News headline and story to CSV file

Hi,

I would like to make csv file of news headlines and story.

for headline I’m using→headlines = ek.get_news_headlines('JPY=')

for story I’m using →for index, headline_row in headlines.iterrows():


story = ek.get_news_story(headline_row['StoryId'])


print (story)

then request, df.to_csv('news.csv')

Does anyone know where do I have to fix?

Regards

Best Answer

  • Do you mean adding the Story column in the headlines data frame?

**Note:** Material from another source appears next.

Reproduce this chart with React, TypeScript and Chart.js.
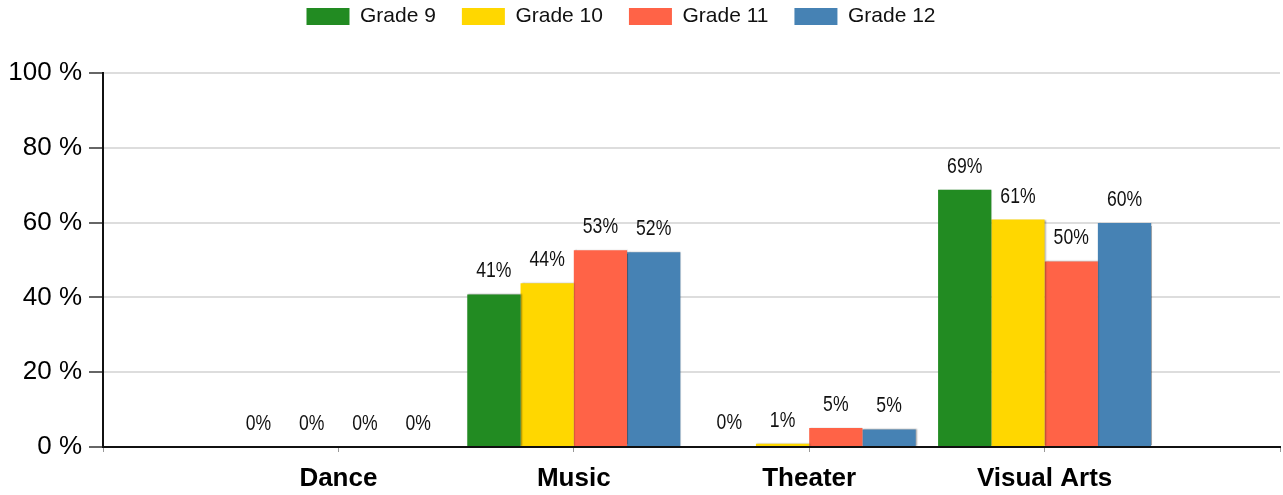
import React, { useEffect, useRef } from "react";
import { Chart, registerables } from "chart.js";

Chart.register(...registerables);

const categories = ["Dance", "Music", "Theater", "Visual Arts"];
const seriesNames = ["Grade 9", "Grade 10", "Grade 11", "Grade 12"];
const grade9 = [0, 40.8, 0.3, 68.8];
const grade10 = [0, 43.8, 0.9, 60.8];
const grade11 = [0, 52.6, 5.1, 49.6];
const grade12 = [0, 52.1, 4.7, 59.9];
const seriesColors = ["#228B22", "#FFD700", "#FF6347", "#4682B4"];
const yTicks = [0, 20, 40, 60, 80, 100];

const FONT = "'Liberation Sans', Arial, sans-serif";

const barShadow = {
  id: "barShadow",
  beforeDatasetsDraw(chart: any) {
    const ctx = chart.ctx;
    ctx.save();
    ctx.shadowColor = "rgba(0,0,0,0.35)";
    ctx.shadowOffsetX = 1;
    ctx.shadowOffsetY = 0;
    ctx.shadowBlur = 1.5;
  },
  afterDatasetsDraw(chart: any) {
    chart.ctx.restore();
  },
};

const valueLabels = {
  id: "valueLabels",
  afterDatasetsDraw(chart: any) {
    const ctx = chart.ctx;
    ctx.save();
    ctx.font = `22px ${FONT}`;
    ctx.fillStyle = "#111";
    ctx.textAlign = "center";
    ctx.textBaseline = "alphabetic";
    chart.data.datasets.forEach((ds: any, di: number) => {
      const meta = chart.getDatasetMeta(di);
      meta.data.forEach((bar: any, i: number) => {
        const v = ds.data[i];
        if (v === null || v === undefined) return;
        ctx.save();
        ctx.translate(bar.x, bar.y - 17);
        ctx.scale(0.8, 1);
        ctx.fillText(Math.round(v) + "%", 0, 0);
        ctx.restore();
      });
    });
    ctx.restore();
  },
};

const legendShift = {
  id: "legendShift",
  afterLayout(chart: any) {
    const lg = chart.legend;
    if (lg) {
      lg.left -= 19;
      lg.right -= 19;
      lg.top -= 36;
      lg.bottom -= 36;
    }
  },
};

export default function App() {
  const ref = useRef<HTMLCanvasElement | null>(null);
  useEffect(() => {
    document.body.style.margin = "0";
    if (!ref.current) return;
    const labels = ["", ...categories, ""];
    const all = [grade9, grade10, grade11, grade12];
    const chart = new Chart(ref.current, {
      type: "bar",
      data: {
        labels,
        datasets: all.map((vals, k) => ({
          label: seriesNames[k],
          data: [null, ...vals, null],
          backgroundColor: seriesColors[k],
          borderWidth: 0,
          categoryPercentage: 0.905,
          barPercentage: 1,
        })),
      },
      options: {
        animation: false,
        responsive: false,
        maintainAspectRatio: false,
        layout: { padding: { left: 0, right: 3, top: 16, bottom: 0 } },
        plugins: {
          tooltip: { enabled: false },
          legend: {
            position: "top",
            labels: {
              boxWidth: 43,
              boxHeight: 17,
              padding: 26,
              color: "#111",
              font: { family: FONT, size: 21 },
            },
          },
        },
        scales: {
          x: {
            type: "category",
            offset: false,
            afterFit(axis: any) {
              axis.height = 48;
              axis.paddingLeft = 0;
              axis.paddingRight = 0;
            },
            grid: {
              display: true,
              offset: false,
              drawOnChartArea: false,
              drawTicks: true,
              tickLength: 5,
              color: "#999",
            },
            border: { color: "#111", width: 2 },
            ticks: {
              color: "#000",
              font: { family: FONT, size: 26, weight: "bold" },
              padding: 11,
              maxRotation: 0,
              autoSkip: false,
            },
          },
          y: {
            min: 0,
            max: 100,
            afterFit(axis: any) {
              axis.width = 103;
            },
            afterBuildTicks(axis: any) {
              axis.ticks = yTicks.map((v) => ({ value: v }));
            },
            grid: {
              color: "#dddddd",
              lineWidth: 2,
              tickLength: 14,
              tickColor: "#666",
            },
            border: { color: "#111", width: 2 },
            ticks: {
              color: "#000",
              font: { family: FONT, size: 26 },
              padding: 7,
              callback: (v: any) => v + " %",
            },
          },
        },
      },
      plugins: [barShadow, valueLabels, legendShift],
    } as any);
    return () => chart.destroy();
  }, []);
  return (
    <div style={{ width: 1283, height: 495 }}>
      <canvas ref={ref} width={1283} height={495} style={{ width: 1283, height: 495, display: "block" }} />
    </div>
  );
}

If yes, the code is:

    headlines = ek.get_news_headlines("R:JPY= IN JAPANESE", count=100, date_from='2018-01-10T13:00:00', date_to='2018-01-10T15:00:00')
    stories = pd.DataFrame(columns=['DATE','STORY'])
    for index, headline_row in headlines.iterrows():
    story = ek.get_news_story(headline_row['storyId'])
    stories = stories.append({'DATE':index,'STORY':story}, ignore_index=True)
    stories = stories.set_index('DATE')
    result = pd.concat([headlines, stories], axis=1)
    result.to_csv("news.csv")

    The result looks like:

    image

Answers

  • First, set to lower case StoryId in your code to request a story :
    story = ek.get_news_story(headline_row['storyId'])

    Then, I understand that you want to save stories with storyId in a csv file.

    If I'm correct, the function to_csv you're using comes from DataFrame class.
    You have to create the DataFrame based on a story list.
    Example:

    headlines = ek.get_news_headlines('JPY=')
    stories = [ (storyId,ek.get_news_story(storyId)) for storyId in headlines['storyId'].tolist()]
    df = pd.DataFrame(stories, columns=['storyId', 'story'])
    df.to_csv('news.csv', sep=',',index=False)
  • Thank you for your support.

    I have an one more question,the number of news are different between DF and RESULTS.

    It's my understanding that RESULTS includes DF thus I can get wider range of news using RESULTS compare with DF. Is this correct?

    Sorry but I am very new to Eikon APIs.

    Thank you for your kindly support.

    Regards,

    Koji

  • Could you please explain more about the question or share the code?

  • If you're comparing results from following requests :
    headlines = ek.get_news_headlines("R:JPY= IN JAPANESE",...
    and
    headlines = ek.get_news_headlines('JPY=')

    News parameters are different, so number of headlines/stories could be different.

  • I meant former answer uses :

    result = pd.concat([headlines, stories], axis=1)

    result.to_csv("news.csv")

    But latter answer uses :

    df = pd.DataFrame(stories, columns=['storyId', 'story'])
    df.to_csv('news.csv', sep=',',index=False)

    What is the difference between result= and df=?
  • As mentioned by pierre.faurel, news parameters are different, so number of headlines/stories could be different.

    result uses headlines from ek.get_news_headlines("R:JPY= IN JAPANESE", count=100, date_from='2018-01-10T13:00:00', date_to='2018-01-10T15:00:00') while pd uses headlines from ek.get_news_headlines('JPY=').

  • Sorry for lack of my information,

    I meant definitions of result= and df= .

    Its my understanding that If I want to contain over 2 columns, I should use results=

    then if I want to just 2 columns, use df=.

    Is this correct?

    Regards,

    Koji

  • Yes, you are correct.

    result in the first sample uses concat to merge two data frames (headlines, stories) based on date which is an index. headlines data frame has the following 5 columns: DATE, versionCreated, text, storyId, and sourceCode while stories data frame has the following 2 column: DATE, and STORY. After merging, the result data frame has 6 column which has DATE as an index.

    image

    df in the second sample creates a new data frame with two columns: storyId, and story.

    image

  • Thank you very much!

    Your answer is very helpful.

    Kind regards,

    Koji